▸ Exercise objective:
Write out the listing, please, but only from its first line through the line containing "from matplotlib.patches import Rectangle", exactly as given and without pictures.

###

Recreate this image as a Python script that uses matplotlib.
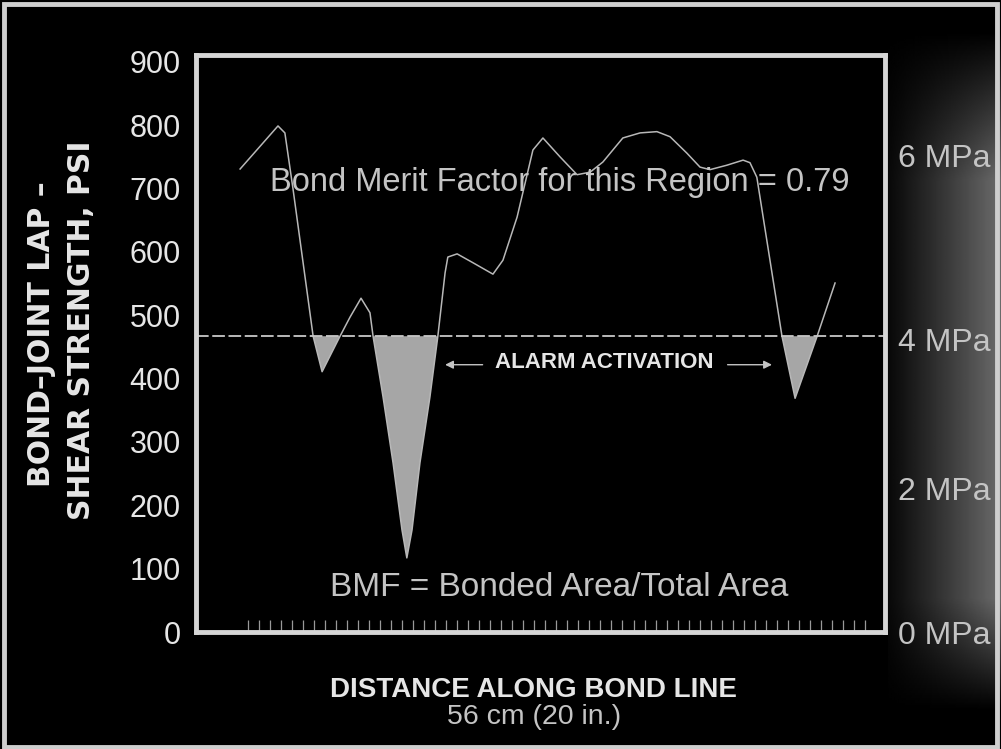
import numpy as np
import matplotlib.pyplot as plt
from matplotlib.patches import Rectangle

# 数据: 沿粘接线的距离 (in) 与剪切强度 (psi)
distance_in = [1.28, 2.38, 2.58, 2.82, 3.40, 3.66, 4.18, 4.47, 4.79, 5.05, 5.14,
               5.43, 5.72, 5.98, 6.12, 6.27, 6.50, 6.79, 7.02, 7.23, 7.31, 7.58,
               8.04, 8.62, 8.91, 9.32, 9.78, 10.07, 10.57, 11.06, 11.44, 11.81,
               12.10, 12.39, 12.89, 13.38, 13.76, 14.25, 14.63, 14.92, 15.41,
               15.88, 16.08, 16.28, 17.01, 17.39, 18.03, 18.55]
strength_psi = [731, 799, 788, 698, 467, 411, 467, 497, 527, 504, 467,
                371, 267, 161, 117, 161, 267, 371, 467, 567, 592, 597,
                583, 565, 587, 655, 761, 780, 750, 722, 726, 742,
                761, 780, 788, 790, 782, 756, 734, 730, 737,
                745, 741, 718, 467, 369, 467, 551]
alarm_psi = 467

psi_ticks = [0, 100, 200, 300, 400, 500, 600, 700, 800, 900]
mpa_labels = ["0 MPa", "2 MPa", "4 MPa", "6 MPa"]
mpa_label_psi = [0, 227, 462, 753]

fg = "#e6e6e6"
mid = "#c4c4c4"

fig = plt.figure(figsize=(10.01, 7.49), dpi=100)
fig.patch.set_facecolor("black")

# 右侧灰色渐变 (扫描噪声)
bg = fig.add_axes([888 / 1001, 0, 113 / 1001, 1])
gx = np.linspace(0.1, 1, 120) ** 1.1
gy = np.linspace(0, 1, 300)
fade = np.clip((gy - 0.04) / 0.2, 0, 1) * np.clip((0.95 - gy) / 0.15, 0, 1)
grad = np.outer(fade, gx) * 0.42
bg.imshow(grad, cmap="gray", vmin=0, vmax=1, aspect="auto", extent=[0, 1, 0, 1],
          origin="upper")
bg.axis("off")

# 外框
fig.patches.append(Rectangle((0.004, 0.003), 0.992, 0.992, transform=fig.transFigure,
                             fill=False, edgecolor="#cfcfcf", lw=3.5))

ax = fig.add_axes([196 / 1001, 117 / 749, 689 / 1001, 577 / 749])
ax.set_facecolor("black")
ax.set_xlim(0, 20)
ax.set_ylim(0, 911)

x = np.array(distance_in)
y = np.array(strength_psi)
ax.fill_between(x, y, alarm_psi, where=y <= alarm_psi, interpolate=True,
                facecolor="#a6a6a6", edgecolor="none")
ax.plot(x, y, color="#b8b8b8", lw=1.1)
ax.axhline(alarm_psi, color="#c8c8c8", lw=1.3, ls=(0, (7, 2)))

for s in ax.spines.values():
    s.set_color("#d6d6d6")
    s.set_linewidth(3.5)

ax.set_yticks(psi_ticks)
ax.set_yticklabels([str(v) for v in psi_ticks], fontsize=22, color=fg,
                   family="Liberation Sans")
ax.tick_params(axis="y", length=0, pad=11)
ax.set_xticks([])
ax.set_xticks(np.arange(1.5, 19.7, 0.32), minor=True)
ax.tick_params(axis="x", which="minor", direction="in", length=9, width=0.9,
               color="#9a9a9a")

ax2 = ax.twinx()
ax2.set_ylim(ax.get_ylim())
ax2.set_yticks(mpa_label_psi)
ax2.set_yticklabels(mpa_labels, fontsize=23, color=mid, family="Liberation Sans")
ax2.tick_params(axis="y", length=0, pad=9)
for s in ax2.spines.values():
    s.set_visible(False)

# 注释文字
ax.text(10.55, 710, "Bond Merit Factor for this Region = 0.79", ha="center",
        va="center", fontsize=23.5, color=mid, family="Liberation Sans")
ax.text(10.55, 70, "BMF = Bonded Area/Total Area", ha="center", va="center",
        fontsize=24, color=mid, family="Liberation Sans")
ax.text(11.84, 425, "ALARM ACTIVATION", ha="center", va="center", fontsize=16,
        color=fg, family="Liberation Sans", fontweight="bold")
ax.annotate("", xy=(7.15, 422), xytext=(8.4, 422),
            arrowprops=dict(arrowstyle="-|>", color=mid, lw=1, mutation_scale=12))
ax.annotate("", xy=(16.8, 422), xytext=(15.35, 422),
            arrowprops=dict(arrowstyle="-|>", color=mid, lw=1, mutation_scale=12))

fig.text(42 / 1001, 1 - 334 / 749, "BOND\u2013JOINT LAP \u2013", rotation=90,
         ha="center", va="center", fontsize=21.5, color=fg, fontweight="bold",
         family="DejaVu Sans")
fig.text(82 / 1001, 1 - 330 / 749, "SHEAR STRENGTH, PSI", rotation=90,
         ha="center", va="center", fontsize=21.5, color=fg, fontweight="bold",
         family="DejaVu Sans")
fig.text(533 / 1001, 1 - 690 / 749, "DISTANCE ALONG BOND LINE", ha="center",
         va="center", fontsize=20, color=fg, fontweight="bold",
         family="Liberation Sans")
fig.text(534 / 1001, 1 - 717 / 749, "56 cm (20 in.)", ha="center", va="center",
         fontsize=20.5, color=mid, family="Liberation Sans")

plt.savefig("out.png", dpi=100, facecolor=fig.get_facecolor())
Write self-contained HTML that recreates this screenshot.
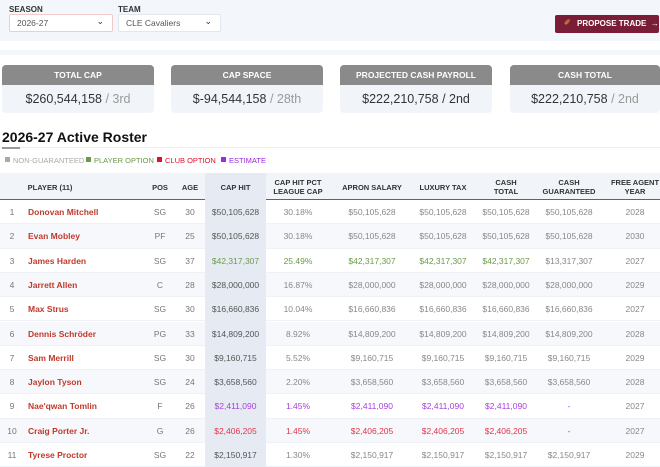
<!DOCTYPE html>
<html><head><meta charset="utf-8"><style>
*{margin:0;padding:0;box-sizing:border-box}
body{width:660px;height:464px;overflow:hidden;background:#fff;font-family:"Liberation Sans",sans-serif;position:relative;color:#555}
.a{position:absolute}
.top{left:0;top:0;width:660px;height:41px;background:#f3f6fa}
.lbl{font-size:8px;font-weight:bold;color:#333}
.sel{background:#fff;border:1px solid #e3e6ea;border-radius:2px;height:18px;font-size:8.5px;color:#555;padding:3px 0 0 7px}
.sel span{position:absolute;right:8px;top:1px;font-size:9px;color:#333}
.btn{left:555px;top:15px;width:104px;height:18px;background:#7a1d37;border-radius:2px;color:#fff;font-size:8px;font-weight:bold;padding:4px 0 0 22px;white-space:nowrap}
.card{top:65px;width:152px;height:48px;border-radius:4px;background:#f1f5fa;overflow:hidden}
.card .h{height:20px;background:#8a8a8a;color:#fff;font-weight:bold;font-size:8.5px;text-align:center;padding-top:5px}
.card .v{text-align:center;font-size:12.5px;color:#333;padding-top:7px}
.card .v i{font-style:normal;color:#999}
.leg{top:156px;font-size:7.5px;white-space:nowrap}
.sq{display:inline-block;width:5px;height:5px;margin-right:3px;vertical-align:1px}
.hd{left:0;top:173px;width:660px;height:27px;background:#f1f5fa;border-bottom:1px solid #5b6470}
.th{font-size:7.5px;font-weight:bold;color:#333;text-align:center;line-height:9px}
.row{left:0;width:660px;height:24.3px}
.c{font-size:8.5px;text-align:center;line-height:24px;color:#777}
.n{color:#c0392b;font-weight:bold;font-size:8.5px;line-height:24px}
</style></head><body>
<div class="a top"></div>
<div class="a lbl" style="left:9px;top:5px">SEASON</div>
<div class="a lbl" style="left:118px;top:5px">TEAM</div>
<div class="a sel" style="left:9px;top:14px;width:104px;border-color:#f3c9c9">2026-27<span>⌄</span></div>
<div class="a sel" style="left:118px;top:14px;width:103px">CLE Cavaliers<span>⌄</span></div>
<div class="a btn"><span style="position:absolute;left:9px;top:3px;color:#c7763a;font-size:8px">✐</span>PROPOSE TRADE&nbsp; →</div>
<div class="a" style="left:0;top:50px;width:660px;height:5px;background:#f3f6fa"></div>

<div class="a card" style="left:2px"><div class="h">TOTAL CAP</div><div class="v">$260,544,158 <i>/ 3rd</i></div></div>
<div class="a card" style="left:171px"><div class="h">CAP SPACE</div><div class="v">$-94,544,158 <i>/ 28th</i></div></div>
<div class="a card" style="left:340px"><div class="h">PROJECTED CASH PAYROLL</div><div class="v">$222,210,758 / 2nd</div></div>
<div class="a card" style="left:510px;width:150px"><div class="h">CASH TOTAL</div><div class="v">$222,210,758 <i>/ 2nd</i></div></div>

<div class="a" style="left:2px;top:129px;font-size:14px;font-weight:bold;color:#111">2026-27 Active Roster</div>
<div class="a" style="left:0;top:147px;width:660px;height:1px;background:#eee"></div>
<div class="a" style="left:2px;top:147px;width:18px;height:2px;background:#999"></div>
<div class="a leg" style="left:5px"><span class="sq" style="background:#aaa"></span><span style="color:#aaa">NON-GUARANTEED</span></div>
<div class="a leg" style="left:86px"><span class="sq" style="background:#6a9a4a"></span><span style="color:#6a9a4a">PLAYER OPTION</span></div>
<div class="a leg" style="left:157px"><span class="sq" style="background:#e0102a"></span><span style="color:#e0102a">CLUB OPTION</span></div>
<div class="a leg" style="left:221px"><span class="sq" style="background:#9a2be0"></span><span style="color:#9a2be0">ESTIMATE</span></div>

<div class="a hd"></div>
<div class="a" style="left:205px;top:173px;width:61px;height:291px;background:#e6ebf3"></div>
<div class="a th" style="left:20px;top:183px;width:60px">PLAYER (11)</div>
<div class="a th" style="left:145px;top:183px;width:30px">POS</div>
<div class="a th" style="left:175px;top:183px;width:30px">AGE</div>
<div class="a th" style="left:205px;top:183px;width:61px">CAP HIT</div>
<div class="a th" style="left:266px;top:178px;width:64px">CAP HIT PCT<br>LEAGUE CAP</div>
<div class="a th" style="left:335px;top:183px;width:74px">APRON SALARY</div>
<div class="a th" style="left:410px;top:183px;width:66px">LUXURY TAX</div>
<div class="a th" style="left:476px;top:178px;width:60px">CASH<br>TOTAL</div>
<div class="a th" style="left:536px;top:178px;width:66px">CASH<br>GUARANTEED</div>
<div class="a th" style="left:604px;top:178px;width:62px">FREE AGENT<br>YEAR</div>

<div id="rows"></div>
<script>
var d=[
["Donovan Mitchell","SG","30","$50,105,628","30.18%","$50,105,628","$50,105,628","$50,105,628","$50,105,628","2028",""],
["Evan Mobley","PF","25","$50,105,628","30.18%","$50,105,628","$50,105,628","$50,105,628","$50,105,628","2030",""],
["James Harden","SG","37","$42,317,307","25.49%","$42,317,307","$42,317,307","$42,317,307","$13,317,307","2027","g"],
["Jarrett Allen","C","28","$28,000,000","16.87%","$28,000,000","$28,000,000","$28,000,000","$28,000,000","2029",""],
["Max Strus","SG","30","$16,660,836","10.04%","$16,660,836","$16,660,836","$16,660,836","$16,660,836","2027",""],
["Dennis Schröder","PG","33","$14,809,200","8.92%","$14,809,200","$14,809,200","$14,809,200","$14,809,200","2028",""],
["Sam Merrill","SG","30","$9,160,715","5.52%","$9,160,715","$9,160,715","$9,160,715","$9,160,715","2029",""],
["Jaylon Tyson","SG","24","$3,658,560","2.20%","$3,658,560","$3,658,560","$3,658,560","$3,658,560","2028",""],
["Nae'qwan Tomlin","F","26","$2,411,090","1.45%","$2,411,090","$2,411,090","$2,411,090","-","2027","p"],
["Craig Porter Jr.","G","26","$2,406,205","1.45%","$2,406,205","$2,406,205","$2,406,205","-","2027","r"],
["Tyrese Proctor","SG","22","$2,150,917","1.30%","$2,150,917","$2,150,917","$2,150,917","$2,150,917","2029",""]];
var cols={g:"#6a9a4a",p:"#a63ee0",r:"#e0354a"};
var h="";
d.forEach(function(r,i){
var t=200+i*24.3,col=cols[r[10]]||"";
h+='<div class="a row" style="top:'+t+'px;background:'+(i%2?'#f6f8fb':'#fff')+';border-bottom:1px solid #eef1f5"></div>';
h+='<div class="a" style="left:205px;top:'+t+'px;width:61px;height:24.3px;background:#e6ebf3"></div>';
h+='<div class="a c" style="left:0;top:'+t+'px;width:24px">'+(i+1)+'</div>';
h+='<div class="a n" style="left:28px;top:'+t+'px">'+r[0]+'</div>';
h+='<div class="a c" style="left:145px;top:'+t+'px;width:30px">'+r[1]+'</div>';
h+='<div class="a c" style="left:175px;top:'+t+'px;width:30px">'+r[2]+'</div>';
h+='<div class="a c" style="left:205px;top:'+t+'px;width:61px;color:'+(col||'#555')+'">'+r[3]+'</div>';
var xs=[[266,64],[335,74],[410,66],[476,60],[536,66],[604,62]];
for(var k=4;k<10;k++){var c=(col&&k<9)?col:'#888';if(r[10]=='g'&&k==8)c='#888';
h+='<div class="a c" style="left:'+xs[k-4][0]+'px;top:'+t+'px;width:'+xs[k-4][1]+'px;color:'+c+'">'+r[k]+'</div>';}
});
document.getElementById("rows").innerHTML=h;
</script>
</body></html>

###

▸ Result:
Recreate this image as a Python script that uses matplotlib.
import numpy as np
import matplotlib.pyplot as plt
from matplotlib.patches import Rectangle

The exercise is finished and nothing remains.